NFV: After VM migration or resize VM become unavailable.

TESTS:

[VLAN] Check resize vm which uses cpu pinning (# 838339)
    https://mirantis.testrail.com/index.php?/tests/view/14598027
    http://paste.openstack.org/show/565235/

    Steps:
    1. Create net1 with subnet, net2 with subnet and router1 with interfaces to both nets
    2. Launch vm1 using m1.small.performance-1 flavor on compute-1 and vm2 on compute-2 with m1.small.old flavor.
    3. Resize vm1 to m1.small.performance-2
    4. Ping vm1 from vm2
    ERR:
    Exception: Can't connect to server

[VLAN] Check connectivity between VMs with flavor for 1 NUMA-node after cold migration on node with feature (# 838338)
    https://mirantis.testrail.com/index.php?/tests/view/14598028
    http://paste.openstack.org/show/565236/

    Steps:
    1. Create net1 with subnet, net2 with subnet and router1 with interfaces to both nets
    2. Launch vm1 using m1.small.performance flavor on compute-1 and vm2 on compute-2.
    3. Migrate vm1 from compute-1
    4. Check CPU Pinning
    5. Ping vm1 from vm2
    ERR:
    Exception: Can't connect to server

Revision history for this message
Alexander Koryagin (akoryagin) wrote :
Revision history for this message
Alexander Koryagin (akoryagin) wrote :
Changed in mos:
assignee: nobody → Sergey Nikitin (snikitin)
importance: Undecided → Medium
Changed in mos:
status: New → Confirmed
milestone: none → 9.2
tags: added: area-nova
description: updated
Changed in mos:
assignee: Sergey Nikitin (snikitin) → Roman Podoliaka (rpodolyaka)
Revision history for this message
Roman Podoliaka (rpodolyaka) wrote :

Alexander,

I checked the logs and do not see any obvious problems with Nova.

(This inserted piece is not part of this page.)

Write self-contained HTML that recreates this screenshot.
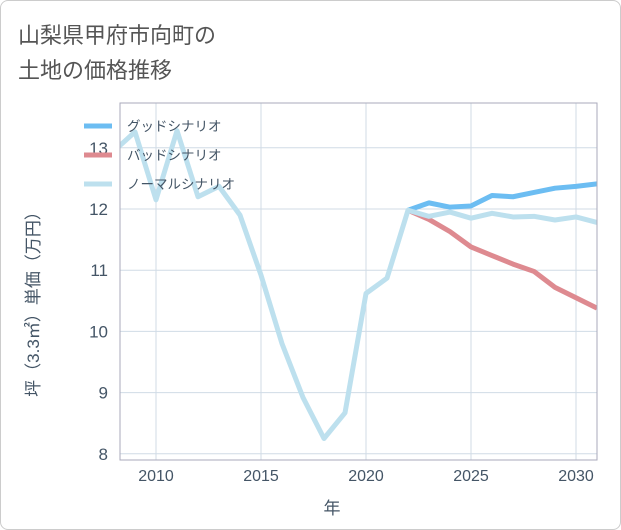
<!DOCTYPE html>
<html><head><meta charset="utf-8"><style>
body{margin:0;background:#fff;}
.wrap{width:619px;height:528px;border:1px solid #ccc;border-radius:8px;position:relative;overflow:hidden;font-family:"Liberation Sans","Noto Sans CJK JP",sans-serif;}
</style></head><body>
<div class="wrap">
<svg width="621" height="530" id="chart" style="position:absolute;left:-1px;top:-1px;font-family:'Liberation Sans','Noto Sans CJK JP',sans-serif">
<text x="18" y="43" font-size="22" fill="#555">山梨県甲府市向町の</text>
<text x="18" y="78" font-size="22" fill="#555">土地の価格推移</text>
<g id="grid"></g><g id="series"></g><g id="axes"></g>
<text x="332" y="514" font-size="17" fill="#456" text-anchor="middle">年</text>
<text transform="translate(39,300) rotate(-90)" font-size="17" fill="#456" text-anchor="middle">坪（3.3㎡）単価（万円）</text>
<g id="legend"></g>
</svg>
</div>
<script>
const years=[2008,2009,2010,2011,2012,2013,2014,2015,2016,2017,2018,2019,2020,2021,2022,2023,2024,2025,2026,2027,2028,2029,2030,2031];
const normalVals=[12.95,13.26,12.15,13.28,12.2,12.37,11.9,10.92,9.8,8.92,8.25,8.67,10.62,10.87,11.98,11.88,11.95,11.85,11.93,11.87,11.88,11.82,11.87,11.78];
const futureYears=[2022,2023,2024,2025,2026,2027,2028,2029,2030,2031];
const goodVals=[11.98,12.1,12.03,12.05,12.22,12.2,12.27,12.34,12.37,12.41];
const badVals=[11.98,11.83,11.63,11.38,11.24,11.1,10.98,10.72,10.55,10.38];
const xTicks=[2010,2015,2020,2025,2030];
const yTicks=[8,9,10,11,12,13];
const L=120,R=597,T=103,B=460;
const x=v=>156+(v-2010)*21;
const y=v=>209-(v-12)*61.2;
const NS="http://www.w3.org/2000/svg";
function mk(p,t,a){const e=document.createElementNS(NS,t);for(const k in a)e.setAttribute(k,a[k]);p.appendChild(e);return e;}
const grid=document.getElementById('grid'),axes=document.getElementById('axes'),ser=document.getElementById('series'),leg=document.getElementById('legend');
for(const t of xTicks){const l=mk(grid,'line',{x1:x(t),x2:x(t),y1:T,y2:B,stroke:'#d0dbe6','stroke-width':1});


const tx=mk(axes,'text',{x:x(t),y:481,'font-size':16,fill:'#456','text-anchor':'middle'});tx.textContent=t;

}
for(const t of yTicks){const l=mk(grid,'line',{x1:L,x2:R,y1:y(t),y2:y(t),stroke:'#d0dbe6','stroke-width':1});


const tx=mk(axes,'text',{x:108,y:y(t)+6,'font-size':17,fill:'#456','text-anchor':'end'});tx.textContent=t;

}
const fr=mk(axes,'rect',{x:L,y:T,width:R-L,height:B-T,fill:'none',stroke:'#aab','stroke-width':1});


mk(ser,'clipPath',{id:'cp'}).appendChild(document.createElementNS(NS,'rect'));
const cr=document.querySelector('#cp rect');cr.setAttribute('x',L);cr.setAttribute('y',T);cr.setAttribute('width',R-L);cr.setAttribute('height',B-T);
function line(xs,vs,c,name){const p=mk(ser,'polyline',{points:xs.map((v,i)=>x(v)+','+y(vs[i])).join(' '),fill:'none',stroke:c,'stroke-width':5,'stroke-linejoin':'round','clip-path':'url(#cp)'});

}
line(futureYears,badVals,'#de8a90','bad-scenario-line');
line(futureYears,goodVals,'#6cbdf2','good-scenario-line');
line(years,normalVals,'#bde0ee','normal-scenario-line');
const items=[['グッドシナリオ','#6cbdf2'],['バッドシナリオ','#de8a90'],['ノーマルシナリオ','#bde0ee']];
items.forEach((it,i)=>{const yy=126+i*29;const l=mk(leg,'line',{x1:84,x2:112,y1:yy,y2:yy,stroke:it[1],'stroke-width':5});


const t=mk(leg,'text',{x:127,y:yy+5,'font-size':13.5,fill:'#456'});t.textContent=it[0];

});
</script>
</body></html>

As this is a connectivity issue, it would help a lot, if you could pass an environment for RCA to us.

Revision history for this message
Sam Stoelinga (sammiestoel) wrote :

Is this only reproducible when CPU pinning is used and the flavor is changed?

Revision history for this message
Timur Nurlygayanov (tnurlygayanov) wrote :

The priority of the issue changed to high, we need to fix it.

Changed in mos:
importance: Medium → High
Revision history for this message
Roman Podoliaka (rpodolyaka) wrote :

Timur,

Could you please provide any reasoning behind that decision?

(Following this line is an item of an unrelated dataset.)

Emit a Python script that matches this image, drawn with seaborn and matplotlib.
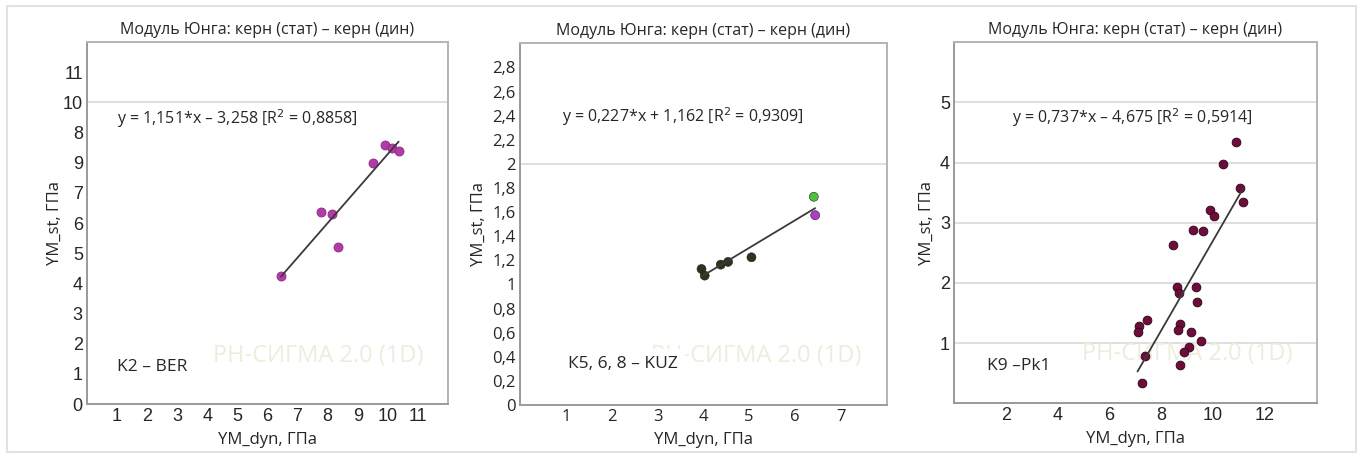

At this point we are not even sure it *is* reproduced at all. I asked Alexander to give it another try and hand an environment to us, should he hit the same error again (we don't have hardware with NUMA and can only emulate it in VMs).

Changed in mos:
status: Confirmed → Incomplete
assignee: Roman Podoliaka (rpodolyaka) → Timur Nurlygayanov (tnurlygayanov)
milestone: 9.2 → 9.1
Revision history for this message
Gregory Elkinbard (gelkinbard) wrote :

There are two types of workloads for NFV.
1) SR-IOV. These workloads cannot be migrated.
2) DPDK. These workloads can be migrated and it is important for making DPDK production instead of experimental.

In addition to NFV I expect that pinning will be used for other important workloads such as databases. There both migration and resize would be very important.

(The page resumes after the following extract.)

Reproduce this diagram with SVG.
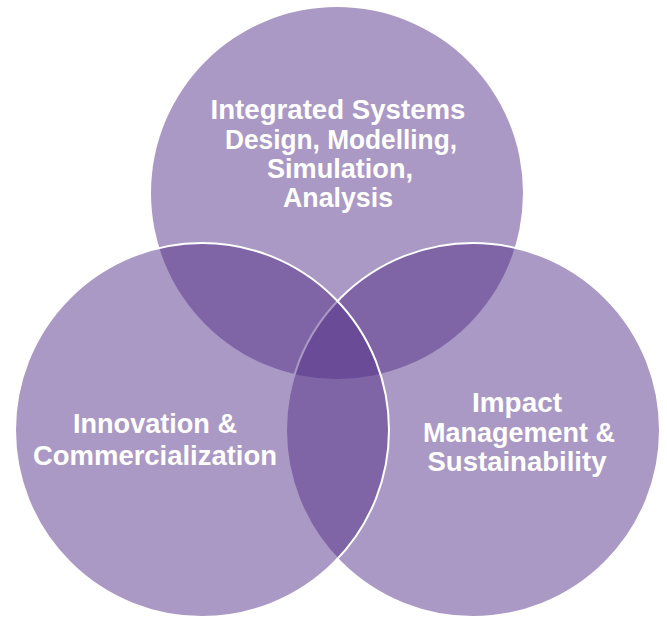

If there is a question about reproducability of this bug. then please try to reproduce it, but if this is reproducable it needs to be fixed

Revision history for this message
Timur Nurlygayanov (tnurlygayanov) wrote :

Roman, the priority is High because any migration or resize of VMs with enabled NFV features will break the VM connectivity. It is not acceptable for production environments and it will be an important issue for customers who will use SR-IOV / DPDK.

Changed in mos:
status: Incomplete → Confirmed
assignee: Timur Nurlygayanov (tnurlygayanov) → MOS Nova (mos-nova)
Revision history for this message
Roman Podoliaka (rpodolyaka) wrote :

Gregory,

SR-IOV is a different problem. There's a patch series on review to upstream master to fix cold migration, but those patches are not ready yet - https://review.openstack.org/#/q/topic:bug/1512880+status:open - merging them to 9.1 at this point is risky (it's not even clear whether the patches help or not). We'll be working on getting them merged to 9.2, though.

Changed in mos:
assignee: MOS Nova (mos-nova) → Roman Podoliaka (rpodolyaka)
Changed in mos:
status: Confirmed → Incomplete
Revision history for this message
Roman Podoliaka (rpodolyaka) wrote :

I'm still waiting for an env to be prepared by the QA team.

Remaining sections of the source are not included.